The Court finds the parties present a bona fide dispute. Plaintiff alleged that Defendant
did not compensate her for overtime and pre-shift work. Doc No. 1 at PageID 5–14. Defendant
denies this and argues that several defenses, including the relevant statutes of limitations, would
have precluded Plaintiff’s recovery. Doc. No. 7 at PageID 39–40. Thus, the parties present a bona
fide dispute as to whether Defendant properly compensated Plaintiff and what damages, if any,
she would be entitled to if her allegations proved correct. Id.; see Burcham, 2018 WL 3840827,
at *2.
The Court also finds the terms of the settlement are fair, reasonable, and adequate. There
is no evidence the present settlement was motivated by fraud or collusion. See White v. Premier
Pallet & Recycling, Inc., No. 5:18-cv-1460, 2018 WL 4913678, at *2 (N.D. Ohio Oct. 10, 2018)

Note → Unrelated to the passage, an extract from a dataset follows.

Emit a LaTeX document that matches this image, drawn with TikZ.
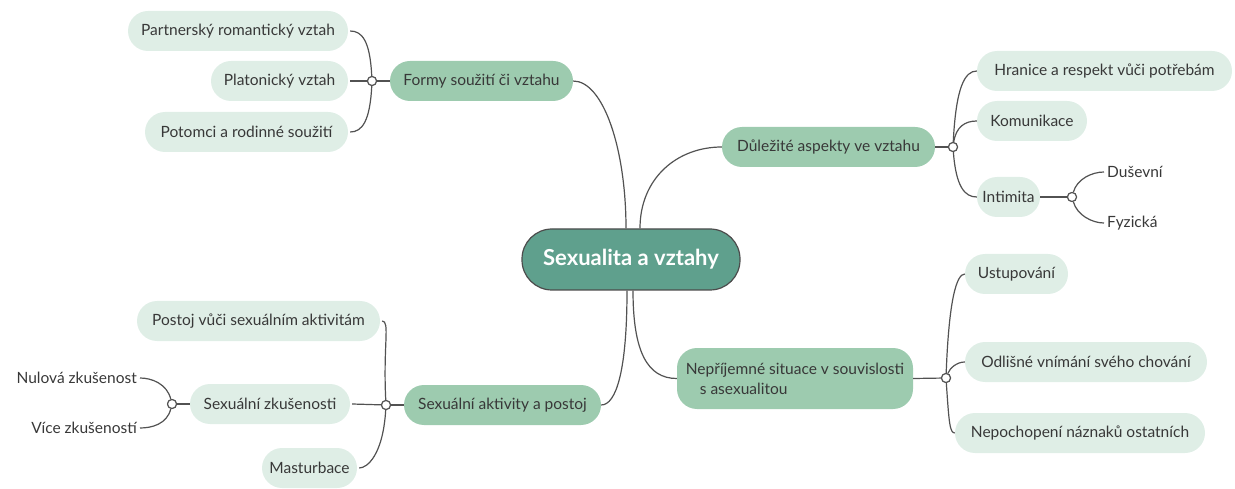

(“In assessing settlement agreements, ‘[c]ourts presume the absence of fraud or collusion unless
there is evidence to the contrary’” (quoting UAW v. Gen. Motors Corp., No. 05-cv-73991, 2006
WL 891151, at *21 (E.D. Mich. Mar. 31, 2006))). Resolving the issues between the parties through
dispositive motions or trial would likely be time consuming, complex, and contentious. See Doc.
No. 7 at PageID 38–40 (listing numerous defenses that would have to be litigated before reaching
a resolution). Both parties raised potentially meritorious claims and defenses under the FLSA and,
thus, success for either party was uncertain. Id. Plaintiff’s recovery of $2,500 is reasonable
considering this uncertainty. Doc. No. 7-1 at PageID 39–40, 45. Finally, approving the parties’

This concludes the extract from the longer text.